Is It Possible To Reverse The Phenomenon Of Unpaid Labour By Women?

February 27, 2020
Domestic work has been the responsibility shouldered by women for centuries without pay, but things could change with greater participation of men in this area.

Memories from childhood, for most of us, are often built around the wholesome meals our families would come together to enjoy. Be it special occasions or the daily breakfast, these delectable dishes were primarily prepared by our mothers or grandmothers. Certain recipes are even passed down through generations and are identifiable by the label “grandma’s special casserole” or something similar. Although we relish the spread, given a closer look the biased woven into this allocation of responsibility is clear – kitchen duties are traditionally feminized. This labour, however, goes unrecognized, and, therefore, unpaid. We agree that change is coming, albeit at snail pace through government policies and technological innovations such as the advent of smart kitchens, a discussion on the current state of affairs is important.

Let’s start with the idea of unpaid care work…

That fundamental characteristic of unpaid care work is that it is not directly remunerated. Ideally, any work of this nature should be included in the calculation of GDP. For instance, calculations that were done but feminist economists and statisticians in Argentina give is a figure of 7% of GDP, and in a less developed country like Tanzania, it was seen to be an even higher figure, about 63%. If the unpaid care work done in Switzerland were to be valued and added to the GDP, it would be almost as big as the banking and insurance industry of the wealthy European nation. The problem peaks in India, a country of 1.3 billion people, where the work contributed by 49% of the population goes unaccounted for, giving a hard blow to the GDP. Women here dedicate about 352 minutes into domestic work every day – a number comparatively massive to the 51.8 put in by men

Why doesn’t this labor make it to the GDP?

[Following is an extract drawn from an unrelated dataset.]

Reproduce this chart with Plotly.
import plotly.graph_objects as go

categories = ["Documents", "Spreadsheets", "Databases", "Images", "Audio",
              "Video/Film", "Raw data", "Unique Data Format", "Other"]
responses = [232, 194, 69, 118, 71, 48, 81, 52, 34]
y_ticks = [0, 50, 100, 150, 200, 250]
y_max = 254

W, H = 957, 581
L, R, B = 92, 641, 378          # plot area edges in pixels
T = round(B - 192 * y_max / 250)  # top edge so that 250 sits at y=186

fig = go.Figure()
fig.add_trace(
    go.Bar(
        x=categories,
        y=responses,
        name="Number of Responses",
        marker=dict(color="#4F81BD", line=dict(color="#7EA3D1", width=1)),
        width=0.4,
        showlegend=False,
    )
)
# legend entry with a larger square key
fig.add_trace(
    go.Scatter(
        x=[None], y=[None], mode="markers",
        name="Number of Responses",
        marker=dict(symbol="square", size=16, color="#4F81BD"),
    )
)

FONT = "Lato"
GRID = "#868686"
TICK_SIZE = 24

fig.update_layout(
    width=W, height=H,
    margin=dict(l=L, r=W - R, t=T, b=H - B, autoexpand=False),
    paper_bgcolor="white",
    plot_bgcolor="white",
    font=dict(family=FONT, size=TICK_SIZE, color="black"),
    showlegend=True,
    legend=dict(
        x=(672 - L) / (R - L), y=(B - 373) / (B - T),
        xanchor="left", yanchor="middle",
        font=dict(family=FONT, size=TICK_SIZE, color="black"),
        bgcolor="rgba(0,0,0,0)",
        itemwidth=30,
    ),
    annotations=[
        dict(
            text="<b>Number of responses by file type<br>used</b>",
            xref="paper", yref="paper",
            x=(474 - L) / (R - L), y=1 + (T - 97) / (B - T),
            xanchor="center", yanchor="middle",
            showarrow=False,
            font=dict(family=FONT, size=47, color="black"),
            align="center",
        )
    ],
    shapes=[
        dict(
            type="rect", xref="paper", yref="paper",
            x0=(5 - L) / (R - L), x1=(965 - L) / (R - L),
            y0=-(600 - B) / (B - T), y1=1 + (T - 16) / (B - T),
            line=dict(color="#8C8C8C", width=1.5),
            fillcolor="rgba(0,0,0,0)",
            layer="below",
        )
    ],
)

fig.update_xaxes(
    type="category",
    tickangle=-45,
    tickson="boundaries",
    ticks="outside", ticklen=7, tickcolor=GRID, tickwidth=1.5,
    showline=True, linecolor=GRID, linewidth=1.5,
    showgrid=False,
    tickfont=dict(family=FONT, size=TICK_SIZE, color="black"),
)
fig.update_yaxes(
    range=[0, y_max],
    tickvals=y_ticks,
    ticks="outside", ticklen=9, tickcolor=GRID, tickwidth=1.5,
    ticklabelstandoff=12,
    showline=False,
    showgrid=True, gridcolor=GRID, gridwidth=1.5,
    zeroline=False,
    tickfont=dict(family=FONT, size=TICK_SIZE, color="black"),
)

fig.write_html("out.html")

From a utilitarian point of view, domestic work doesn’t generate products and services for market consumption. Citing this logic, economists sideline a large chunk of the service done by women and exclude it from the GDP and employment metrics in general. Despite this, the significance of unpaid care, which can be described as the work done to create an environment conducive to building up a person’s capabilities, is immense remains unaltered.

“While much of this imbalance is explained by the discrepancy in care-giving and unpaid work, institutional and policy inertia, outdated organizational structures and discrimination, one additional explanatory factor is the skills differentials in the types of degrees women and men seek out in their education,” says the World Economic Forum (WEF).

Accepting domestic chores as formal work has more than one benefit:

First of all, such a move would boost the GDP of a country. Let’s take the case of India for example. According to a report released by the International Monetary Fund, the GDP of the country could grow by 27% if women’s participation in the economy were to be raised to that of men. 

Secondly, it would redefine how we currently understand labor. The exchange rate of any service on the market would not be the only determinant of the value of labor which should ideally include the effort invested in maintaining unity and functionality of families and communities.  

Lastly, viewing domestic work such as kitchen duties as accountable labor will entitle women to at least some extent of parity where time and energy are concerned. Empowerment would be the final goal.

Consequences of not rewarding care work

Data shows that almost 75% of all unpaid care work is carried out by women and girls. This unequal distribution between men and women penalizes women by taking away opportunities of pursuing a full-time job from them. A decent wage, being able to accumulate a pension and access to the benefits that come with formal sector employment is thus out of their reach. 

Policies and technological innovations could lessen this disparity

Redistributing care is critical and it involves rethinking and redoing our social relationships. States can make progress by ensuring good quality public services, and child care services. Also, you have to change your expectations and social norms so that women and men can share those responsibilities more equally. 

Just like dedicated policies introduced by governments, the private sector is also doing its bit to increase the participation of men in executing household chores such as cooking. The concept of intelligent kitchens that incorporate automated appliances is catching on with the promise of making kitchen work less cumbersome. Robots are simplifying cooking methods down to the fundamental food stable. Zimplistic, for example, has introduced Rotimatic, a compact robot that saves time and effort taken to make simple flour and water flatbreads, an accompaniment consumed by millions regularly. It market success speaks a lot about the demand for electronics that can make life easier and render free time more accessible to pursue other interests. 

So with more laws and high-tech solutions, we can increase the social expectation that more can be done to redistribute the work and not just say this is a private matter for families to deal with.